Ethical Traveler gauged countries in the developing world according to a variety of measures of environmental protection, social welfare and human rights, the organization announced Dec. 9 upon releasing its report.
Latvia and Lithuania scored “particularly high” on the social welfare measure of child mortality rates, according to Ethical Traveler.
However, Ethical Traveler’s report also noted that no country is perfect and said Latvia, Lithuania and Poland should do more to prevent discrimination against ethnic and sexual minorities.
Latvia, Lithuania and Poland are joined in the Top 10 by Argentina, Barbados, Chile, Costa Rica, Dominica, Paulu and Uruguay. Lithuania also made the list last year, as did Argentina, Chile and Poland. Estonia made the list in 2008.
Unclear from Ethical Traveler’s report is what makes a nation “developing” rather than developed. The International Monetary Fund’s World Economic Outlook database groups all three Baltic countries among “emerging and developing economies.”

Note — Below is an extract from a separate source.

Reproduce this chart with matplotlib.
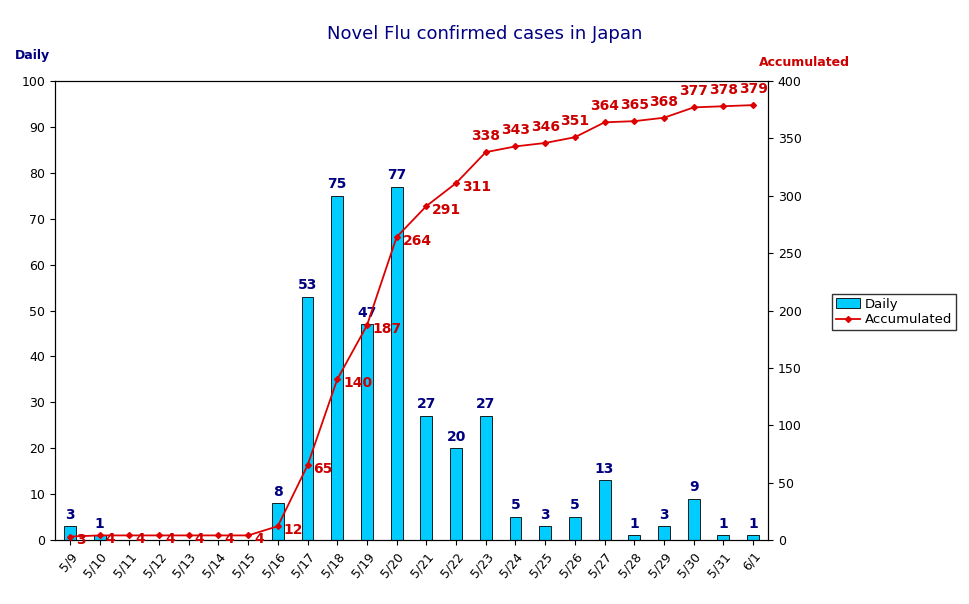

Its list, Ethical Traveler’s report suggests, can be used by tourists to “vote with our wings.”
“These destinations may not always be as glamorous as Paris, or as modern as Singapore,” Ethical Traveler’s Jane Esberg, Jeff Greenwald and Natalie Lefevre wrote in their summary of the results. “But they’re rich in natural wonders, and alive with fascinating culture. They’re also committed to conserving their natural treasures, while building economies that sustain and empower local communities. Our visits to these countries acknowledges these efforts, and inspires neighboring nations to embrace similar values.”
The Ethical Traveler organization, according to its website, “is dedicated to educating travelers about the social and environmental impact of their decisions, showing how travel can be a potent form of diplomacy, and giving travelers a forum through which their united voices can serve the world community.”